Conclusions and Future Directions
Incorporating engineering into science instruction in ways that are consistent with the vision laid out by the NGSS is complex and challenging (Pleasants et al., 2021; Schellinger et al., 2022; Watkins et al., 2018; Wendell et al., 2019). The learning activities that I describe here play a valuable role in preparing teachers to achieve that vision but are necessarily only one small part of what ought to be a much broader teacher education effort. As important as it is to prepare teachers to skillfully use engineering in their science instruction, an eternal challenge for teacher educators is that our time during science methods courses or professional development sessions is short and our objectives many. Considering these constraints, the goals of the learning activities that I present here are modest. They target key distinctions between science and engineering (Pleasants & Olson, 2019) so that teachers can better recognize how classroom activities that foreground engineering design ought to differ from those that foreground scientific inquiry (Whitworth & Wheeler, 2017). Ideally, these activities lay a foundation on which more complex ideas about engineering instruction might be built. Important areas for subsequent instruction to target might include:
- modifying published engineering activities to better reflect the nature of engineering,
- how to connect engineering activities to scientific concepts and practices,
- thorough examinations of the nature of science, potentially via historical stories (e.g., Clough, 2020b) or
- how to accurately convey the nature of engineering and science in the K–12 classroom.
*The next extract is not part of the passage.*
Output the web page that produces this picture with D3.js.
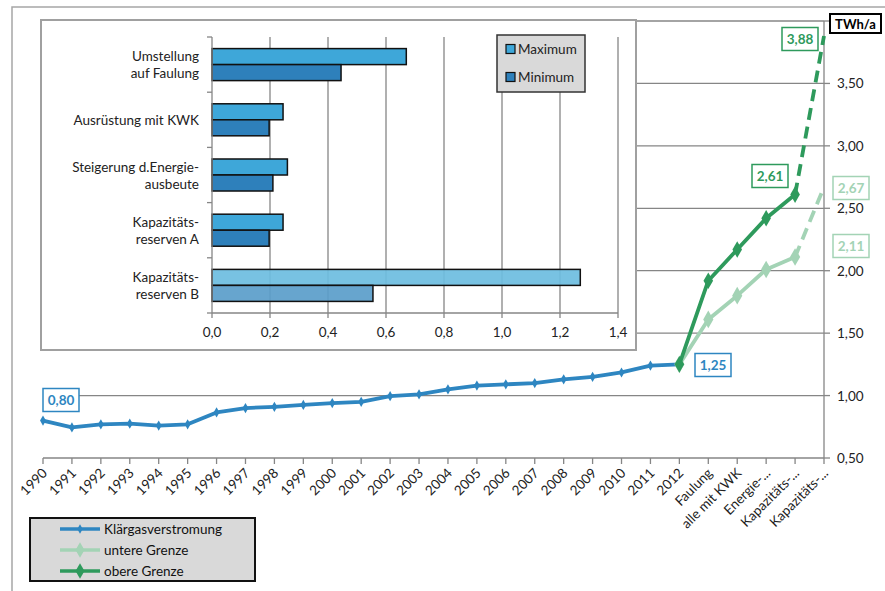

In addition to serving as a springboard for further instruction, the materials used in the learning activities described here, particularly the engineering stories, can be readily modified for a variety of uses with teachers. Although I have had teachers read a single story during my instructional time with them, the stories could just as easily be assigned as readings to be completed outside of class. Instead of reading a single story, a teacher might read several, compose answers to the embedded questions, and then identify themes that cut across multiple readings. I encourage teacher educators to take up the materials, modify them, use them in novel ways, and share their results with the community.